I am about a six or seven – and I would like to stay a six or seven.

14. Best tip for everyday fitness?

Make small, incremental changes that will last instead of embarking on some something dramatic that won't. Go walking in the fresh air and forget about the gym. It's easier to get out of a maximum security prison than a gym membership.

15. Do you have a memory from school sport / PE days you would rather forget?

No bad memories. I was always pretty good at sport and was always well up the picking order when it came to getting chosen for any team.

16. Did you ever have a health epiphany which made you change your lifestyle?

My coeliac diagnosis came close to an epiphany, as well as breaking my spine while lifting weights. With the former, I was just relieved to know what was making me ill; I had dropped down to about 10 stone and thought I was dying. I was a ridiculous weight and at one stage was lighter than my wife. When I knew what it was, I made the necessary dietary changes. I still miss the occasional Belfast bap or Kentucky Fried Chicken, but it's a small price to pay.

The only time I ever broke my gluten-free diet was when a pub, which shall remain nameless, served me chips cooked in the wrong oil. It was on my way to a gig and the warm-up man had to stand at the side of the stage with a sick bucket. Luckily, I didn't need it.

The other life-changing experience came after I broke my spine and needed two operations. That ended my power-lifting career, but it was a blessing in disguise. I see former powerlifters now, the same age as me, who are on crutches or in wheelchairs.

17. Best health advice you were ever given and would pass on to others?

My old trainer at the gym used to say that success is not about ability, but stickability.

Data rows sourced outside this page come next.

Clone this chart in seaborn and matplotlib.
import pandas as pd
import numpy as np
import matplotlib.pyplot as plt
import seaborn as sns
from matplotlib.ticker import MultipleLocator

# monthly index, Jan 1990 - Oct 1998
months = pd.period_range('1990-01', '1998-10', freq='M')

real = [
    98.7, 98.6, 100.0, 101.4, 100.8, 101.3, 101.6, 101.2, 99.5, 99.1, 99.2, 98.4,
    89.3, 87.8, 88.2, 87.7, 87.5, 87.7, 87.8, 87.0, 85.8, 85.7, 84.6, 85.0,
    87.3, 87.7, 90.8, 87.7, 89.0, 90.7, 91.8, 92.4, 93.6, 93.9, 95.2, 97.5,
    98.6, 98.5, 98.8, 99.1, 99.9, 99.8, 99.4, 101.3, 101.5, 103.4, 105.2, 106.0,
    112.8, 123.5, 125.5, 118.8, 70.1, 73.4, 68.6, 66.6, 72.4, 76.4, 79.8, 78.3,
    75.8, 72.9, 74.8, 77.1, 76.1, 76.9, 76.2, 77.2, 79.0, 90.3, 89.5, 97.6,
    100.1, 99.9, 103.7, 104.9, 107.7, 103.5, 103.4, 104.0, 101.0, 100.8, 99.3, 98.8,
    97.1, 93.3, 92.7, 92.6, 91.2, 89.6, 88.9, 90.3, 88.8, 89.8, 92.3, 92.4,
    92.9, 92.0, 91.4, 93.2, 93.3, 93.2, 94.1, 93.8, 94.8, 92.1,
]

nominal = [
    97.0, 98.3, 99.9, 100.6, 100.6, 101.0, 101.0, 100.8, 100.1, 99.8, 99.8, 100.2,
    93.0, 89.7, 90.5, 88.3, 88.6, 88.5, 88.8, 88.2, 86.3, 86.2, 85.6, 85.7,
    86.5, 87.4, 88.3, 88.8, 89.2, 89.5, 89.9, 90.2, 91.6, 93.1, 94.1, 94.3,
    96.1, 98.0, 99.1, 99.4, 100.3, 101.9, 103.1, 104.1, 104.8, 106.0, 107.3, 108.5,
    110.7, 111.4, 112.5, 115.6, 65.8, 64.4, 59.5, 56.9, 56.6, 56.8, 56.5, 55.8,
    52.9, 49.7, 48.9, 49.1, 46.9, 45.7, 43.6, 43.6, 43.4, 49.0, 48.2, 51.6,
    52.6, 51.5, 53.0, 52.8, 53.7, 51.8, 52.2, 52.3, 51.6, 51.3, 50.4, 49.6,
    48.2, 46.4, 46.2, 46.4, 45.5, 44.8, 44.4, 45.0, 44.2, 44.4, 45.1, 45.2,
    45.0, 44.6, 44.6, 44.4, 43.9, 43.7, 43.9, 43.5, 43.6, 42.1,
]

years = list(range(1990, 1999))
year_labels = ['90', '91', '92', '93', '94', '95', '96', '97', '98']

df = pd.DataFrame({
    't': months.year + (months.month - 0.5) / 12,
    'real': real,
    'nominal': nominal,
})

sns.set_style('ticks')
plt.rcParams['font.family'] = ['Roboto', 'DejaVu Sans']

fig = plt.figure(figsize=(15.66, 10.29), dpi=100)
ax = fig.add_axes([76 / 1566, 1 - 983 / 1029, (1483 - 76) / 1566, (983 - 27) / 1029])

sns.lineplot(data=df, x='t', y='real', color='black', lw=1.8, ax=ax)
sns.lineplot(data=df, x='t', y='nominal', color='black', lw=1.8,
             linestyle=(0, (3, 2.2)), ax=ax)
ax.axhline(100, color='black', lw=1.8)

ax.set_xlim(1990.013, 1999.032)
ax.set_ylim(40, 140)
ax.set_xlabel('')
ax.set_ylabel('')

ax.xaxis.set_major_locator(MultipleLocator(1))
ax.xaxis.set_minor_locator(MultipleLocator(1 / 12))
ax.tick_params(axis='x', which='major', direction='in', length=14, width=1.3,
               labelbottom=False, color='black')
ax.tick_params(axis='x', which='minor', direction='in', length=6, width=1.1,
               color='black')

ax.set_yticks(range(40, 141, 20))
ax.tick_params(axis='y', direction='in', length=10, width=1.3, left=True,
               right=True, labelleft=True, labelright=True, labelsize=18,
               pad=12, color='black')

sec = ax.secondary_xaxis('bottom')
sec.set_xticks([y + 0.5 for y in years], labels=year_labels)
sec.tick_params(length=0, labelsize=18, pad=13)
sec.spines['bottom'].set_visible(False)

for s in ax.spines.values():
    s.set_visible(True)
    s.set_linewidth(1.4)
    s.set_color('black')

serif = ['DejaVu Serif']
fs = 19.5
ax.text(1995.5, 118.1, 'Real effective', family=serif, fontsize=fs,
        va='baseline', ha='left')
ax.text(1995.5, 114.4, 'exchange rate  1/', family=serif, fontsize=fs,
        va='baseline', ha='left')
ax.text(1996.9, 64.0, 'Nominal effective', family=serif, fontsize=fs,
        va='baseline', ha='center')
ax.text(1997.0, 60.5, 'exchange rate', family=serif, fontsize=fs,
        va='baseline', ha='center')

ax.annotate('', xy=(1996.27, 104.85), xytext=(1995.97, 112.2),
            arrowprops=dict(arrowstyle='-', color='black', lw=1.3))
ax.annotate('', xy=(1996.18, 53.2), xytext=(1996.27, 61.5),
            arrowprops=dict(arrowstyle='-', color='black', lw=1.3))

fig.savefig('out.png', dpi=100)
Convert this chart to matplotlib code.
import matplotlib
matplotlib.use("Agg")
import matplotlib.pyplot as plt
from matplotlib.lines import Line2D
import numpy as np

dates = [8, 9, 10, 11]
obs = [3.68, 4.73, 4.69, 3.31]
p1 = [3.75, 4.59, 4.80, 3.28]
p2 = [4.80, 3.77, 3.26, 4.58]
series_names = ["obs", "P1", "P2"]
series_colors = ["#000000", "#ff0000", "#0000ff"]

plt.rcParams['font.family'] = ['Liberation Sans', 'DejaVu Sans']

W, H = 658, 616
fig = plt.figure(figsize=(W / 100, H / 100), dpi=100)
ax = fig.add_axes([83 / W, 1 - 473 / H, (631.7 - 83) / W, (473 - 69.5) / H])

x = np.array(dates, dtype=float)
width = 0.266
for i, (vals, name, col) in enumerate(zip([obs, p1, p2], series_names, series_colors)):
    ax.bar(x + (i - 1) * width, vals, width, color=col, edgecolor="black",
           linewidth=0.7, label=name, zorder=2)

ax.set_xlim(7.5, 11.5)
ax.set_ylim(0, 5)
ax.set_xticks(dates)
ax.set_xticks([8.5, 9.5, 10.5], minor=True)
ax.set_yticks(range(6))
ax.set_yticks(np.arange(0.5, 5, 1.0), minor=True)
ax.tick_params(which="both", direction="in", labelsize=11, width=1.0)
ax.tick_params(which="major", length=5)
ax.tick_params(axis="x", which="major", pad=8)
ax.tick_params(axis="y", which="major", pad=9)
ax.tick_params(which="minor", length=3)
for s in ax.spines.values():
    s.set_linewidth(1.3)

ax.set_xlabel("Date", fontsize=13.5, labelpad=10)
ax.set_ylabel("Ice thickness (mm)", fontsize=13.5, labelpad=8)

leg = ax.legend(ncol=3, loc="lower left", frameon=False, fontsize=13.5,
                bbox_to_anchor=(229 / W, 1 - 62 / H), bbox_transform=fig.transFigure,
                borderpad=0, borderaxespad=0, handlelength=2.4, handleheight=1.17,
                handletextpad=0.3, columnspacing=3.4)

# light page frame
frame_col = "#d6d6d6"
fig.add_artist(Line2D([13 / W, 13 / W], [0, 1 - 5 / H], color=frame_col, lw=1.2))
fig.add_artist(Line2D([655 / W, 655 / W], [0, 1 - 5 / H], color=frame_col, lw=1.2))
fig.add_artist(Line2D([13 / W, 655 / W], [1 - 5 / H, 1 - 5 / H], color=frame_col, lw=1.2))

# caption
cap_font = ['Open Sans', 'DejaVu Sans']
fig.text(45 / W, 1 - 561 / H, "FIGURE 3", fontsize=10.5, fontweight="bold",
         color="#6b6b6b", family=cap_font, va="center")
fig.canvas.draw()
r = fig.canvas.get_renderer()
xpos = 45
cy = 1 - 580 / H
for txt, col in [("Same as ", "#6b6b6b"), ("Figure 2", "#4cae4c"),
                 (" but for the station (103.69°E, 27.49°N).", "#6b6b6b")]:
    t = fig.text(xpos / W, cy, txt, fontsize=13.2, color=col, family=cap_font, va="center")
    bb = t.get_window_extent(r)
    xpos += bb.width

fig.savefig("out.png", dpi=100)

He said that at the time I was going mad in the gym and then disappearing for long periods.

18. Who would you try to emulate in terms of fitness / attitude to life?

No-one; just be yourself.

19. What time do you get to bed normally and do you think you get enough sleep?

Having grown up working in the licensed trade and then on the comedy circuit, there were always late nights so, no, I never get enough sleep. It definitely impacts on your cognitive thinking, but I'm not very bright anyway, so it doesn't matter.

20. Would you say you have a healthy attitude towards your own mortality?

I have dodged death a few times already and now I am closer to the end than the beginning. I think we all have an unhealthy attitude towards death, but it's part of life. Once you accept that fact, you are free to get on with enjoying your time here more intensely.